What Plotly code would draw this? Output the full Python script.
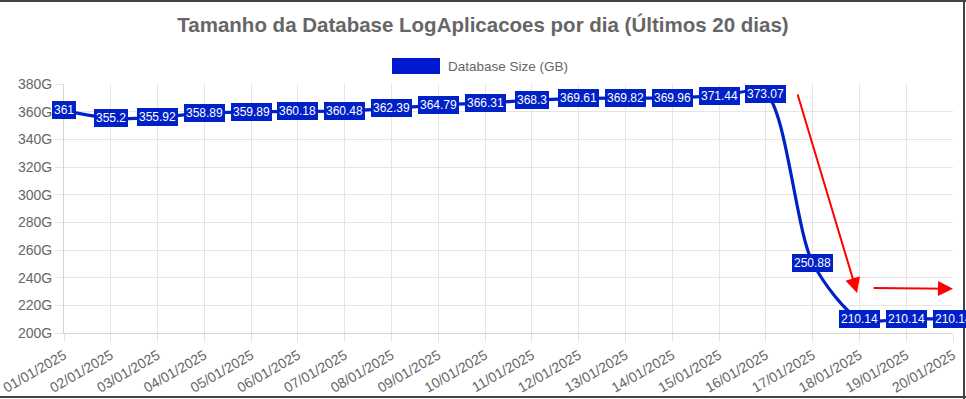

* * *

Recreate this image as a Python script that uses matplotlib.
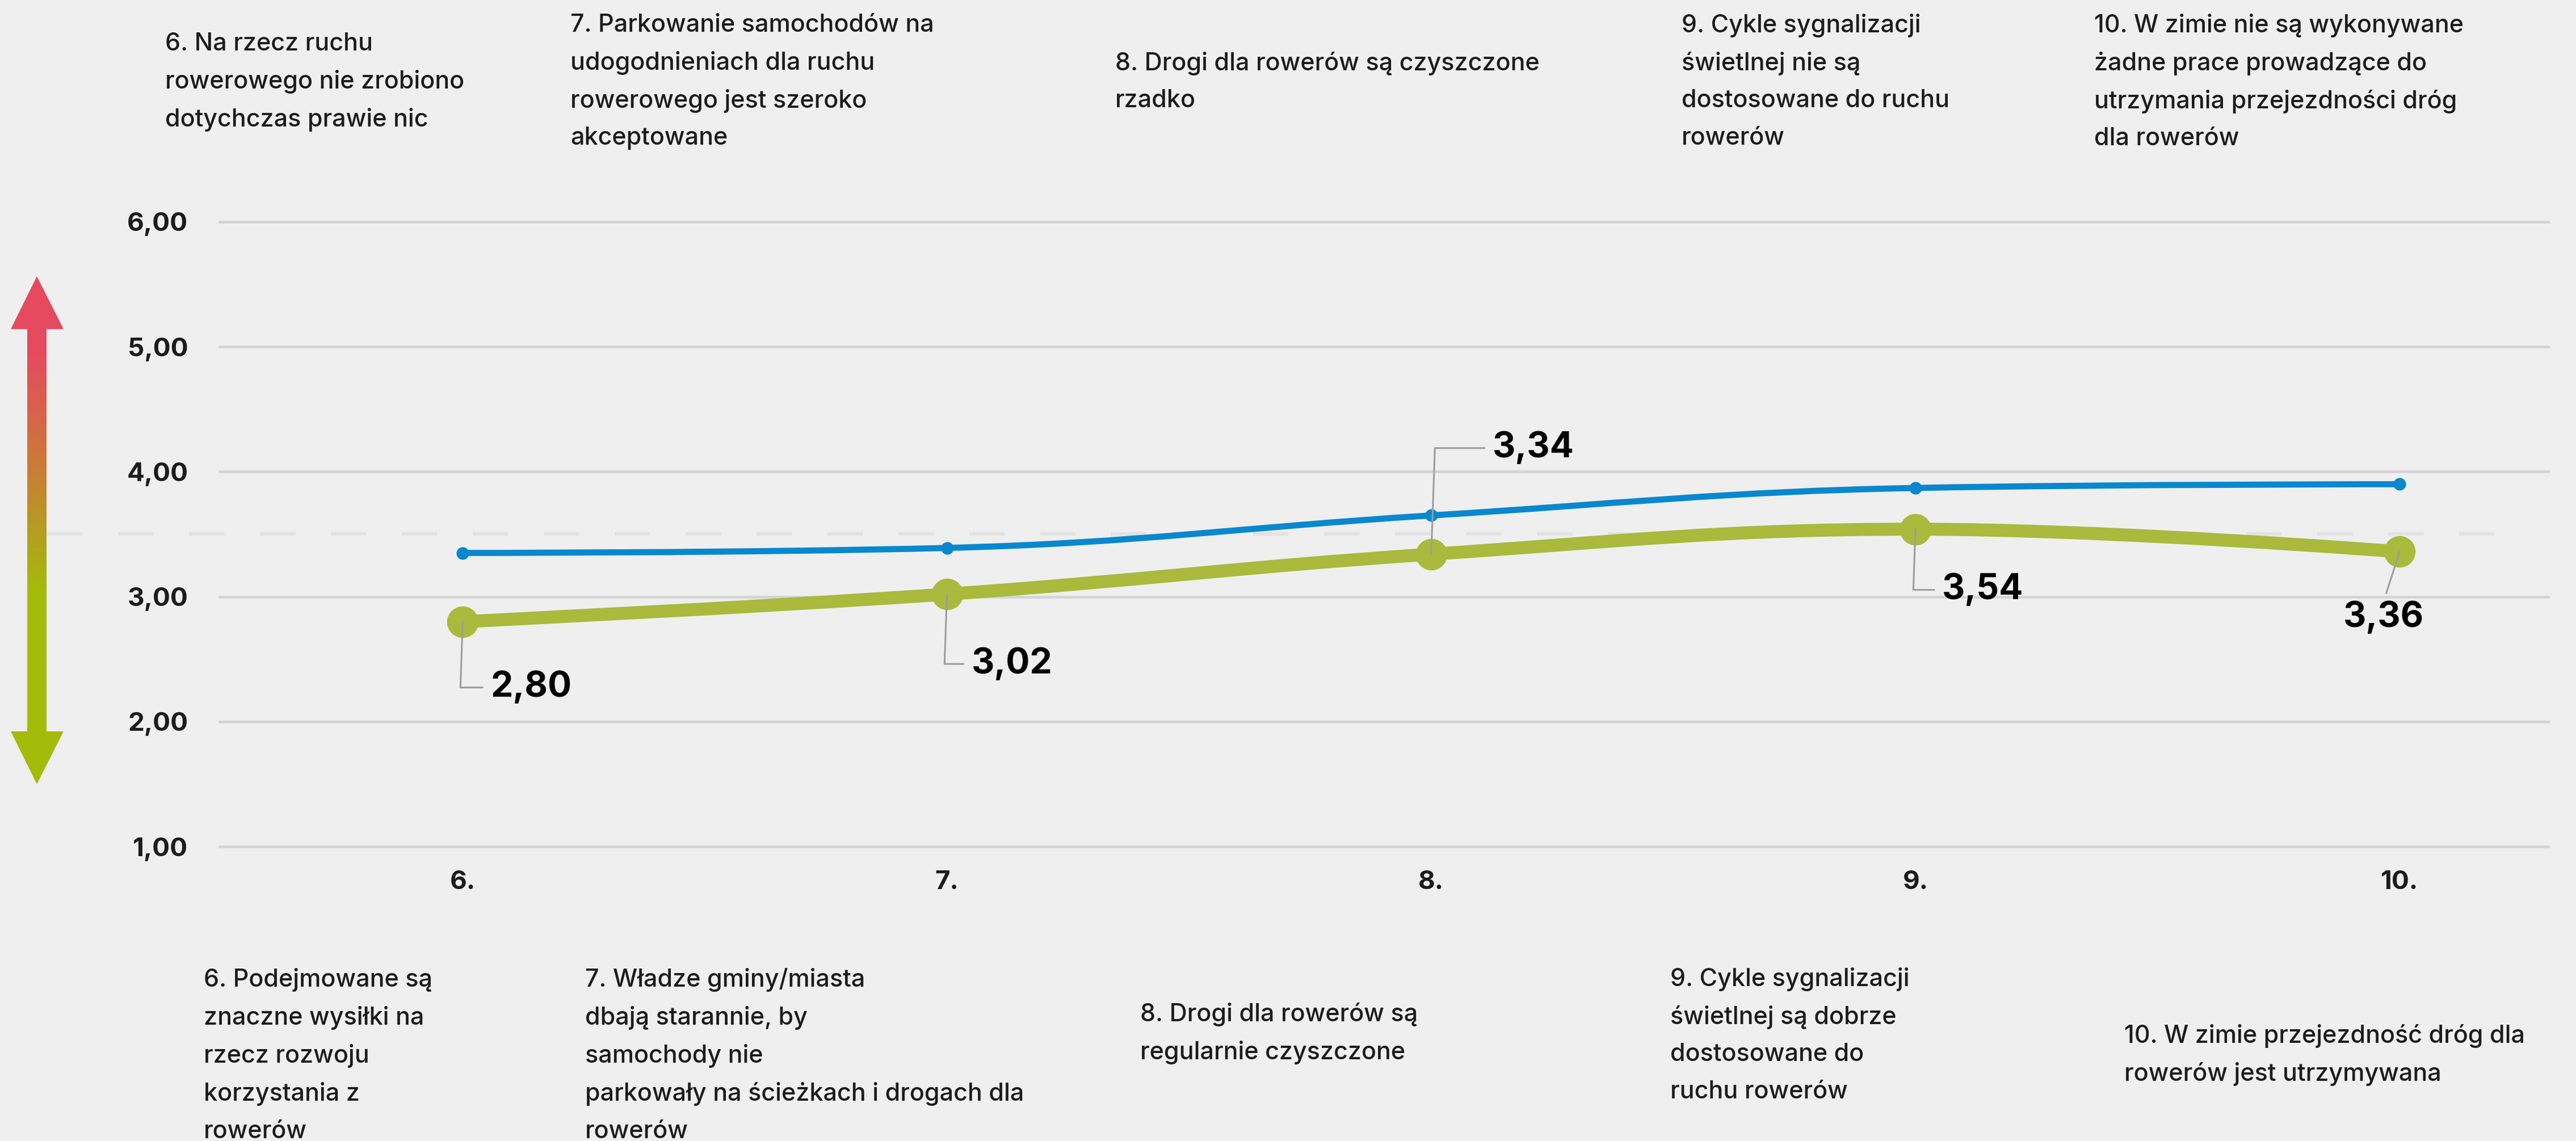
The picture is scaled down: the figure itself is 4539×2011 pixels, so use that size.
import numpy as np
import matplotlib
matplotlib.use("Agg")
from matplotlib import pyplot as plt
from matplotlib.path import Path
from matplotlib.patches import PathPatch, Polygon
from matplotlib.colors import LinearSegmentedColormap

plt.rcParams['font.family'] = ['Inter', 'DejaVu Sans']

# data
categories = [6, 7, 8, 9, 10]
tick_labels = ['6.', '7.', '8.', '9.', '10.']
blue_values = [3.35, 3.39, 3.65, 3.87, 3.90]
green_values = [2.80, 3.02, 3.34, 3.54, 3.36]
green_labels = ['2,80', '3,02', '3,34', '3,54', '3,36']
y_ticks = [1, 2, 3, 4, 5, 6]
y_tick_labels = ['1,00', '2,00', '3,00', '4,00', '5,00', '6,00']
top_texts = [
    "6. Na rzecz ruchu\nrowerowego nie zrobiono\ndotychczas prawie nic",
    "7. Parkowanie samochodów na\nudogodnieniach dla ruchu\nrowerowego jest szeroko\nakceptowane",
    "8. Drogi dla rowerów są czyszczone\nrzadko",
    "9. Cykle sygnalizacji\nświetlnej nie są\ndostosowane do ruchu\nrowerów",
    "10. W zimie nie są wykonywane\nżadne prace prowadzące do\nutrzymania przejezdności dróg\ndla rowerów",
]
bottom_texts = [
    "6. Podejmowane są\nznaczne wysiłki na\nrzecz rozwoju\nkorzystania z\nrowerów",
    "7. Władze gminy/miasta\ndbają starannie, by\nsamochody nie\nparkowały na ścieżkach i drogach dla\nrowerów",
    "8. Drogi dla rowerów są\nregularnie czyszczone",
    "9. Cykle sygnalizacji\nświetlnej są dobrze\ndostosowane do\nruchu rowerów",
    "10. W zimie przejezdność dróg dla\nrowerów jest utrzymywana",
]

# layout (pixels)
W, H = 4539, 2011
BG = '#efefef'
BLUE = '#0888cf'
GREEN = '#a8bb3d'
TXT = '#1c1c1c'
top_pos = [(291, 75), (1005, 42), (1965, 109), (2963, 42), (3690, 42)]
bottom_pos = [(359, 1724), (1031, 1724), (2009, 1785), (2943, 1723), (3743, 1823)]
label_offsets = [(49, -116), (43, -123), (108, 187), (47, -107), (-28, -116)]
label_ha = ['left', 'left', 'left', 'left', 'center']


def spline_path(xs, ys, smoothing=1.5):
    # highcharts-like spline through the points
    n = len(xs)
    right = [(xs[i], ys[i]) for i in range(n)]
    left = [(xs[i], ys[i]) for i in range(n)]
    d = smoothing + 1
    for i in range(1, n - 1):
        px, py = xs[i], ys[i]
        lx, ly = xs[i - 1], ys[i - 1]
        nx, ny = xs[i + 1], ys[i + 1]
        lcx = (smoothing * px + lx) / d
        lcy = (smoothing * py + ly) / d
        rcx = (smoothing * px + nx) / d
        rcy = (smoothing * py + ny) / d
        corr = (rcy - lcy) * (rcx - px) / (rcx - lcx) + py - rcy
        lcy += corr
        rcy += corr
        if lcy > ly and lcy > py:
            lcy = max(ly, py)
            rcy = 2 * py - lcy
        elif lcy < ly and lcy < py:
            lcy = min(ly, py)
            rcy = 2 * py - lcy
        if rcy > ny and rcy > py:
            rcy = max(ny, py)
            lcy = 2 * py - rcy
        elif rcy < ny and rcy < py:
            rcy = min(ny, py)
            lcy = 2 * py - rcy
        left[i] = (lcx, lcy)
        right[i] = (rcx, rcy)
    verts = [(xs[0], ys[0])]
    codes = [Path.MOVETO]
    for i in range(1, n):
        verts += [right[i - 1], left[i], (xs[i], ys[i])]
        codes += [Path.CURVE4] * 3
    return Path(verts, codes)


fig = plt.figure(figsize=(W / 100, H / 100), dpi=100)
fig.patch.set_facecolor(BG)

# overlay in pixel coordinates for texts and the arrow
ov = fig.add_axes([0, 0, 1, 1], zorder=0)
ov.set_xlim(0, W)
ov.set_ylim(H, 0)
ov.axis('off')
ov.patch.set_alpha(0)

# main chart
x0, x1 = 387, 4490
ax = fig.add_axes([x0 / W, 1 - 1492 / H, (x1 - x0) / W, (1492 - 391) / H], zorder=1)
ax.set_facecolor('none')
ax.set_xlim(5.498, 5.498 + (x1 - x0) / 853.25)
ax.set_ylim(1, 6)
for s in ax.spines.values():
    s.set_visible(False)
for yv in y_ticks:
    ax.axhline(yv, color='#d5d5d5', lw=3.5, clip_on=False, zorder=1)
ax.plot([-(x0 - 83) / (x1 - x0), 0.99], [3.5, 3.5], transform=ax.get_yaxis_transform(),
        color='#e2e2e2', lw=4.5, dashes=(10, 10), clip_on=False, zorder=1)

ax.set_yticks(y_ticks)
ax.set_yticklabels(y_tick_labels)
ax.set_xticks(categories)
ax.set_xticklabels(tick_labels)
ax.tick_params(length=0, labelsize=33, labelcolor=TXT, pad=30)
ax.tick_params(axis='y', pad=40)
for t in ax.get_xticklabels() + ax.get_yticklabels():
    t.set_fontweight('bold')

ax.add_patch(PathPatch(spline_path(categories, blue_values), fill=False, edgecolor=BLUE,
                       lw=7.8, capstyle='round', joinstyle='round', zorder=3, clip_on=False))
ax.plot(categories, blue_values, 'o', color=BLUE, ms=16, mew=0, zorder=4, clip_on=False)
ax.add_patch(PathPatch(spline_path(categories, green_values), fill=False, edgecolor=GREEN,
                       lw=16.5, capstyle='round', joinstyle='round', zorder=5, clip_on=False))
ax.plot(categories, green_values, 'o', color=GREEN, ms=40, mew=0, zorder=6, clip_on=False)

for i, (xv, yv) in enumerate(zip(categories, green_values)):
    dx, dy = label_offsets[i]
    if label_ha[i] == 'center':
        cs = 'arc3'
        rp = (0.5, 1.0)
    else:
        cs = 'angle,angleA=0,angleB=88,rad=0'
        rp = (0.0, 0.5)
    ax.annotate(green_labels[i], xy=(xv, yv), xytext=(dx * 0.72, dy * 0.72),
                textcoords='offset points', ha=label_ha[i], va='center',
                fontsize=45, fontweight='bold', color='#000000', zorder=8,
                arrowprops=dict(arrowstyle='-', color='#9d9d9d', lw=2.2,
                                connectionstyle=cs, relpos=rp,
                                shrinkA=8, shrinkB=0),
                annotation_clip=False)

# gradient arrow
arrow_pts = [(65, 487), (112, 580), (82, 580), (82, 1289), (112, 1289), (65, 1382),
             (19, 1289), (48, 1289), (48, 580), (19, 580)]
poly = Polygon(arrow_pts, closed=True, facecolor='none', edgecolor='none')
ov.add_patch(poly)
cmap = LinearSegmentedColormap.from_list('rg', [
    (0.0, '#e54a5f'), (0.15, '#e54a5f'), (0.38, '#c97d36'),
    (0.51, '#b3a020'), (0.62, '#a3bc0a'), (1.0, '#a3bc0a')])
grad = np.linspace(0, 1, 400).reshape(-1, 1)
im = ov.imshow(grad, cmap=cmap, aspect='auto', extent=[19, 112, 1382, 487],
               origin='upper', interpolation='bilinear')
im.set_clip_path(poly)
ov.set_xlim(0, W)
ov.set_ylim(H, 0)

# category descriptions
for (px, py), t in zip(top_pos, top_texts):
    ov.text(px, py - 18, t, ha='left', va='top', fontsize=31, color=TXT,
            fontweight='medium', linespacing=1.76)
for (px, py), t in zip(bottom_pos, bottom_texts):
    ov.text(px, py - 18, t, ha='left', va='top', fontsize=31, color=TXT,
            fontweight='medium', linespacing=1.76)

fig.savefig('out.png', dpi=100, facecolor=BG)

* * *

■ WHAT THIS TASK INVOLVES
Only the number is wanted: how many lines contain the string "pixels"?

■ CORRECT ANSWER
2